Many years ago I owned some terrific Chopin and Rachmaninov recordings on LP that featured pianist Sequeira Costa. What a joy it is to hear him again! He has a sixth sense for how these pieces ought to go, and his phrasing sparkles with that inexplicable quality I like to call 'inevitable spontaneity', or is it 'spontaneous inevitability'? Indeed, the dapper zest he brings to the yummy Valsa caprichosa far surpasses the composer's own relatively stiff and stodgy piano playing in a 1928 recording. This is charming, unpretentious, well-crafted piano music, with a terrific pianist to match. What more do you want?

Arthur Baker
MusicWeb International, May 2001

"One of Liszt's last pupils, the Portuguese composer and pianist Vianna da Motta (1868-1948) was trained in Berlin and then briefly with Liszt, in Weimar. He established a distinctive national school of piano performance, combining a distinguished international career with activity in Lisbon as the leading musical figure, there, of his generation.

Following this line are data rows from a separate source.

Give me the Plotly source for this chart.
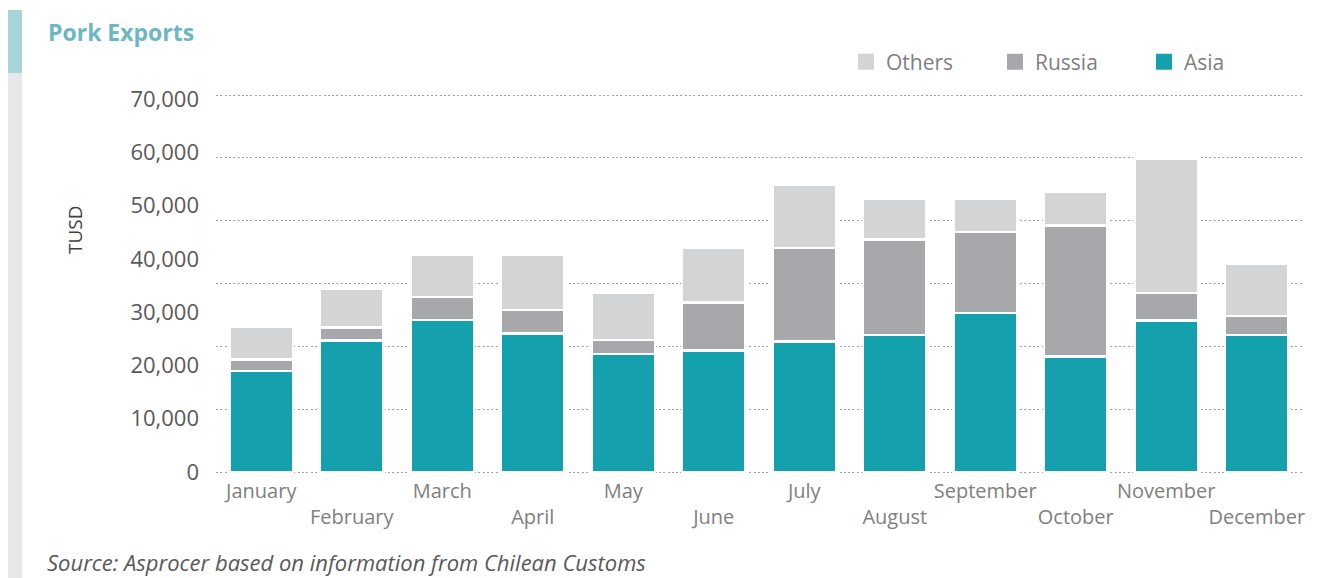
import plotly.graph_objects as go

# ---- data (TUSD) ----
months = ["January", "February", "March", "April", "May", "June",
          "July", "August", "September", "October", "November", "December"]
asia = [19000, 24700, 28500, 26000, 22100, 22800, 24500, 25700, 29800, 21700, 28400, 25700]
russia = [2100, 2400, 4300, 4400, 2700, 9000, 17500, 17900, 15200, 24600, 5200, 3600]
others = [6100, 7200, 7900, 10300, 8800, 10300, 11900, 7700, 6200, 6200, 25200, 9800]

y_tick_vals = [0, 10000, 20000, 30000, 40000, 50000, 60000, 70000]
y_tick_text = ["0", "10,000", "20,000", "30,000", "40,000", "50,000", "60,000", "70,000"]

series = [("Asia", asia, "#14a1ad"), ("Russia", russia, "#a7a8ab"), ("Others", others, "#d3d4d5")]

# staggered month labels
x_tick_text = [m if i % 2 == 0 else " <br>" + m for i, m in enumerate(months)]

W, H = 1321, 578
ML, MR, MT, MB = 216, 19, 92, 103
PW, PH = W - ML - MR, H - MT - MB
BASE = 472          # pixel row of the zero line
LABEL_PX = 53.29    # pixels per 10,000 on the labelled scale
GRID_PX = 62.83     # pixels between dotted gridlines


def px_x(p):
    return (p - ML) / PW


def px_y(p):
    return (MT + PH - p) / PH


y_bottom_px = MT + PH
y_range = [-(y_bottom_px - BASE) / LABEL_PX * 10000, (BASE - MT) / LABEL_PX * 10000]
grid_range = [-(y_bottom_px - BASE) / GRID_PX, (BASE - MT) / GRID_PX]

fig = go.Figure()
for name, vals, col in series:
    fig.add_trace(go.Bar(
        x=months, y=vals, name=name, legendgroup=name, showlegend=False,
        marker=dict(color=col, line=dict(color="white", width=2.5)),
    ))
# legend swatches (bigger squares than the default bar symbol)
for name, vals, col in reversed(series):
    fig.add_trace(go.Scatter(
        x=[None], y=[None], name=name, legendgroup=name, mode="markers",
        marker=dict(symbol="square", size=22, color=col), hoverinfo="skip",
    ))
# helper trace carrying the grid axis
fig.add_trace(go.Scatter(x=[months[0]], y=[None], yaxis="y2", showlegend=False,
                         hoverinfo="skip", mode="markers"))

font_main = "Open Sans"

fig.update_layout(
    width=W, height=H,
    margin=dict(l=ML, r=MR, t=MT, b=MB, autoexpand=False),
    paper_bgcolor="white", plot_bgcolor="white",
    barmode="stack", bargap=0.3,
    font=dict(family=font_main, color="#595959"),
    xaxis=dict(
        type="category", tickmode="array", tickvals=months, ticktext=x_tick_text,
        range=[-0.5, len(months) - 0.5],
        tickfont=dict(size=20, color="#808080"), showgrid=False, zeroline=False,
        showline=False, ticks="", ticklabelstandoff=2, tickangle=0, automargin=False,
    ),
    yaxis=dict(
        range=y_range, tickmode="array", tickvals=y_tick_vals, ticktext=y_tick_text,
        tickfont=dict(size=22, color="#595959"), showgrid=False, zeroline=False,
        showline=False, ticks="", ticklabelstandoff=16, automargin=False,
    ),
    yaxis2=dict(
        overlaying="y", side="right", range=grid_range, dtick=1, tick0=0,
        showticklabels=False, showgrid=True, gridcolor="#a3a3a3", gridwidth=1,
        griddash="2px,2.3px", zeroline=False, showline=False, ticks="", automargin=False,
    ),
    legend=dict(
        orientation="h", x=px_x(846), xanchor="left", y=px_y(62), yanchor="middle",
        font=dict(size=21, color="#7f7f7f"), entrywidth=104, entrywidthmode="pixels",
        bgcolor="rgba(0,0,0,0)", itemclick=False, itemdoubleclick=False,
    ),
    shapes=[
        dict(type="rect", xref="paper", yref="paper", x0=px_x(8), x1=px_x(22),
             y0=px_y(578), y1=px_y(73), fillcolor="#e6e7e8", line=dict(width=0), layer="below"),
        dict(type="rect", xref="paper", yref="paper", x0=px_x(8), x1=px_x(22),
             y0=px_y(73), y1=px_y(10), fillcolor="#a6d4d9", line=dict(width=0), layer="below"),
    ],
    annotations=[
        dict(text="<b>Pork Exports</b>", xref="paper", yref="paper", x=px_x(46), y=px_y(32),
             xanchor="left", yanchor="middle", showarrow=False,
             font=dict(size=23, color="#6cb7c1", family=font_main)),
        dict(text="TUSD", xref="paper", yref="paper", x=px_x(75), y=px_y(230),
             xanchor="center", yanchor="middle", textangle=-90, showarrow=False,
             font=dict(size=19, color="#404040", family=font_main)),
        dict(text="<i>Source: Asprocer based on information from Chilean Customs</i>",
             xref="paper", yref="paper", x=px_x(46), y=px_y(562), xanchor="left",
             yanchor="middle", showarrow=False, borderpad=0,
             font=dict(size=22, color="#595959", family=font_main)),
    ],
)

fig.write_html("out.html", config={"displayModeBar": False},
               post_script="document.body.style.margin='0';")
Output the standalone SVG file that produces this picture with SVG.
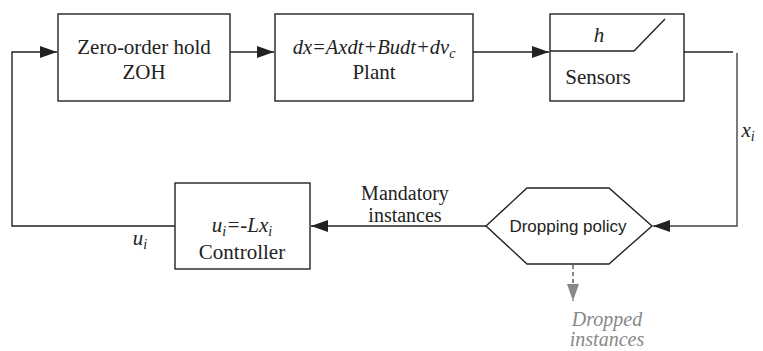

Sequeira Costa, the performer on this CD, was a student of the composer and in 1957 established the Vianna da Motta International Competition in Lisbon.

"The opening sonata was written when Vianna da Motta was a student of Liszt, and whilst it is well written, it is very much in the style of Liszt and frankly not very distinctive. The 'Portuguese Scenes' Op. 9 are very different, being three very attractive short works based upon Portuguese folk songs played here with evocative charm and virtuosity; the concluding waltz is very much in the style of Chopin but with Iberian overtones. The Op.16 Ballada of 1905 again has overtones of a Chopin ballade, but develops into a series of complex and sometimes intense variations and eventually leads to a peaceful conclusion - a fascinating work.

"The 'Portuguese Scenes' Op.18, pieces are described as Three impromptus on Popular Tunes and again are most attractive, here played with great affection; they are noticeably musically more advanced than the Op. 9 'Scenes'. The two barcaroles are clearly modelled on those of Chopin but have a distinctive Iberian flavour. The concluding work on the CD is very appropriately 'Farewell my Country', a most poetic and evocative piece.

"This CD represents my first acquaintance with this composer and I must say I found it a revelation. Vianna da Motta, on the evidence of this disc, is more at home with short works than with the larger forms; however each of the short works is very melodic and skilful and all are beautifully played by Sequeira Costa. The style could perhaps best be described as Chopin with an Iberian accentand Lisztian technique. I have not enjoyed listening to a new (to me) composer so much for a long time and I recommend this disc without reservation.

"The recording is excellent and the CD has an attractive cover and useful notes by Keith Anderson."